US - Onsite Snowmaking in California: Taxable Sales Ruling Explained
An interesting case related to the onsite snowmaking services and application of the sales and use tax occurred in California. The case refers to an out-of-state, meaning non-Californian, company, Snowmagic, Inc., that provides snowmaking services to customers in California, and its appeal against the decision of the California Department of Tax and Fee Administration (CDTFA) imposing an obligation to pay due tax with interest.
As a governing body, the California Office of Tax Appeals (OTA) issued an Opinion on Showmagic's petition for rehearing.
Background of the Case and OTAs Decision
To fully grasp the issue, it's essential to understand how Snowmagic provides its services. Snowmagic creates snow onsite by connecting its snowmaking equipment to customers’ water supplies. This frozen water is then dispersed as ice crystals or snow on the customers’ property, creating a snow-covered area for the customers or others to utilize.
In addition, Snowmagic is responsible for managing and maintaining the snow-covered environment for days, weeks, or months, depending on the customers' needs. Once the customers no longer require the snow, all the equipment is disassembled, and everything, including any remaining snow, is removed from the customer’s property.
In 2018, the CDTFA issued a Notice to Snowmagic regarding due sales tax for services provided in California from January 2012 to December 2015, for USD 119,479, plus interest and a 10% failure-to-file penalty of USD 11,947.90.
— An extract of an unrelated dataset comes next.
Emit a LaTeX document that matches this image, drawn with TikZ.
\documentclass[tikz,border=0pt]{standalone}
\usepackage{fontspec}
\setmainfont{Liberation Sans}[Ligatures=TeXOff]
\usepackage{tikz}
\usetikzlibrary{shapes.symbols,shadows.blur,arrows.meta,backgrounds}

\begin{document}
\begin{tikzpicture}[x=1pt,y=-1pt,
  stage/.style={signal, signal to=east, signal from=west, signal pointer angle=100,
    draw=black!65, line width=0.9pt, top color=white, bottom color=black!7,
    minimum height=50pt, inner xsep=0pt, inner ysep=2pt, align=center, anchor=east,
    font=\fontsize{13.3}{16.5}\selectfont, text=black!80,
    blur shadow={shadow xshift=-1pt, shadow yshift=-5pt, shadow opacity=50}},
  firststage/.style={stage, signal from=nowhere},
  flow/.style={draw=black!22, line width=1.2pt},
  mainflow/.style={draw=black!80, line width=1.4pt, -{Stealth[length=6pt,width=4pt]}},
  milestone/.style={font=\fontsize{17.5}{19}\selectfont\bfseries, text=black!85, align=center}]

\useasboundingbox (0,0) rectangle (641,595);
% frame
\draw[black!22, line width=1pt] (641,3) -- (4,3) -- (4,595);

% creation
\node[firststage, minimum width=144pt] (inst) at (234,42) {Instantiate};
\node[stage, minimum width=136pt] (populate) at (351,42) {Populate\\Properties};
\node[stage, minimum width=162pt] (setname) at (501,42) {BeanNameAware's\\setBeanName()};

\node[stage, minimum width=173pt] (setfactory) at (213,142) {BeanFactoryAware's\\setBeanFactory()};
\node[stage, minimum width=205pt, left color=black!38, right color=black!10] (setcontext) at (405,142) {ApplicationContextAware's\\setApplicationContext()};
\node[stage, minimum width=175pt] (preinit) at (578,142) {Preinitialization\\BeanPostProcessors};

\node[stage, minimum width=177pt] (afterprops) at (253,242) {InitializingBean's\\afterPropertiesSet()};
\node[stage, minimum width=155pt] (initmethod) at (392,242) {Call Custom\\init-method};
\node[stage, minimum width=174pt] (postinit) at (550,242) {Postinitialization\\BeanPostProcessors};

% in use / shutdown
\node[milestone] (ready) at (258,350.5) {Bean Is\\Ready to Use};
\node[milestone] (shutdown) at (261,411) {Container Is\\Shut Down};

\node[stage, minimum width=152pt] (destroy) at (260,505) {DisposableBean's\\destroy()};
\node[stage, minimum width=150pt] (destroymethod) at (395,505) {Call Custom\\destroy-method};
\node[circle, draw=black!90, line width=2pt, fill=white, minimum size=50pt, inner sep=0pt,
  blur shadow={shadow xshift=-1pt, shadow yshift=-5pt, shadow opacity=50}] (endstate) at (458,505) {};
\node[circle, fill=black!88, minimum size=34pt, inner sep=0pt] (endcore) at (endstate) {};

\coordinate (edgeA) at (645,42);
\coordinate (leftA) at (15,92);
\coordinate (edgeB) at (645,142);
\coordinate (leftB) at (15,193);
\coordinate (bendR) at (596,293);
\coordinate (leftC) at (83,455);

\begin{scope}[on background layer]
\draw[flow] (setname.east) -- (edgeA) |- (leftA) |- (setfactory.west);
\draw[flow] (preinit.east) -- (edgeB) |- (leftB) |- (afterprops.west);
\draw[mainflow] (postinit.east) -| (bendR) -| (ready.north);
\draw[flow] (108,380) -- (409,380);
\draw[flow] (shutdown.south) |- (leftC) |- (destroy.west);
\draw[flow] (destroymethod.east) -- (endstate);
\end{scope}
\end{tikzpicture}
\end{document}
Snowmagic appealed against such a decision, stating that there was no taxable sale of tangible personal property, as stated by the CDTFA. In its appeal, Snowmagic added that they did not charge for the snow but only for the non-taxable service of making and maintaining snow-covered properties.
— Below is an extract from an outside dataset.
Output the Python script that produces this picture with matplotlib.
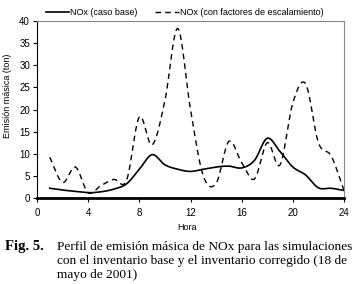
import numpy as np
import matplotlib
matplotlib.use("Agg")
from matplotlib import pyplot as plt

hours = [1, 2, 3, 4, 5, 6, 7, 8, 9, 10, 11, 12, 13, 14, 15, 16, 17, 18, 19, 20, 21, 22, 23, 24]
nox_base = [2.2, 1.8, 1.5, 1.2, 1.4, 2.0, 3.2, 6.5, 9.8, 7.5, 6.5, 6.0, 6.5, 7.0, 7.2, 6.8, 8.5, 13.5, 10.5, 7.0, 5.2, 2.3, 2.2, 1.7]
nox_scaled = [9.2, 3.5, 7.0, 1.2, 2.8, 4.2, 4.0, 18.3, 12.0, 22.0, 38.3, 20.0, 5.0, 3.3, 12.8, 8.0, 4.3, 12.5, 7.5, 21.5, 25.8, 12.5, 9.5, 1.7]
labels = ["NOx (caso base)", "NOx (con factores de escalamiento)"]
xticks = [0, 4, 8, 12, 16, 20, 24]
yticks = [0, 5, 10, 15, 20, 25, 30, 35, 40]
caption = ["Perfil de emisión másica de NOx para las simulaciones",
           "con el inventario base y el inventario corregido (18 de",
           "mayo de 2001)"]


def smooth(x, y, n=20):
    # catmull-rom like Excel's smoothed line
    x = np.asarray(x, float)
    y = np.asarray(y, float)
    px = np.concatenate([[2 * x[0] - x[1]], x, [2 * x[-1] - x[-2]]])
    py = np.concatenate([[2 * y[0] - y[1]], y, [2 * y[-1] - y[-2]]])
    t = np.linspace(0, 1, n, endpoint=False)
    xs, ys = [], []
    for i in range(1, len(px) - 2):
        for p, out in ((px, xs), (py, ys)):
            p0, p1, p2, p3 = p[i - 1], p[i], p[i + 1], p[i + 2]
            out.extend(0.5 * (2 * p1 + (-p0 + p2) * t + (2 * p0 - 5 * p1 + 4 * p2 - p3) * t ** 2
                              + (-p0 + 3 * p1 - 3 * p2 + p3) * t ** 3))
    xs.append(x[-1])
    ys.append(y[-1])
    return xs, ys


plt.rcParams['font.family'] = ['Liberation Sans', 'DejaVu Sans']

fig = plt.figure(figsize=(3.54, 2.84), dpi=100)
ax = fig.add_axes([37 / 354, 1 - 198 / 284, 307 / 354, 177 / 284])

xs, ys = smooth(hours, nox_base)
ax.plot(xs, ys, color="black", lw=1.2, label=labels[0])
xs, ys = smooth(hours, nox_scaled)
ax.plot(xs, ys, color="black", lw=1.0, ls=(0, (4, 3)), label=labels[1])

ax.set_xlim(0, 24)
ax.set_ylim(0, 40)
ax.set_xticks(xticks)
ax.set_yticks(yticks)
ax.tick_params(labelsize=7, length=3, width=0.8, direction="out", pad=2)
ax.tick_params(axis="x", pad=4)
ax.spines["top"].set_color("#888888")
ax.spines["right"].set_color("#888888")
ax.spines["top"].set_linewidth(0.8)
ax.spines["right"].set_linewidth(0.8)
ax.spines["left"].set_linewidth(0.8)
ax.spines["bottom"].set_linewidth(2.0)
ax.set_xlabel("Hora", fontsize=6.5)
ax.set_ylabel("Emisión másica (ton)", fontsize=6.5)
ax.xaxis.set_label_coords(0.489, -0.141)
ax.yaxis.set_label_coords(-0.081, 0.576)

ax.legend(loc="lower left", bbox_to_anchor=(0.015, 1.0), ncol=2, frameon=False,
          fontsize=6.5, handlelength=2.6, columnspacing=2.0, borderpad=0.25,
          handletextpad=0.1, borderaxespad=0.2)

fig.text(5 / 354, 1 - 250 / 284, "Fig. 5.", family="Liberation Serif", weight="bold",
         fontsize=10.5, va="baseline")
for i, line in enumerate(caption):
    fig.text(57 / 354, 1 - (250 + 14 * i) / 284, line, family="Liberation Serif",
             fontsize=9.6, va="baseline")

fig.savefig("out.png", dpi=100)
plt.close()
After analyzing all the statements, evidence, and past cases, the OTA found no grounds for a rehearing and denied Snowmagic's appeal.
Conclusion
OTA's Opinion provides a valuable interpretation of the sales tax rules in California, what is considered a sale of tangible personal property, and what constitutes the provision of services. This case is another example of how, in certain situations, small details can affect the application of the sales tax rules and that businesses operating across the US must be aware of different regulations and interpretations of some provisions.
However, it is vital to remember that this Opinion by OTA is non-precedential, meaning that it applies only to this case and might not affect some similar cases.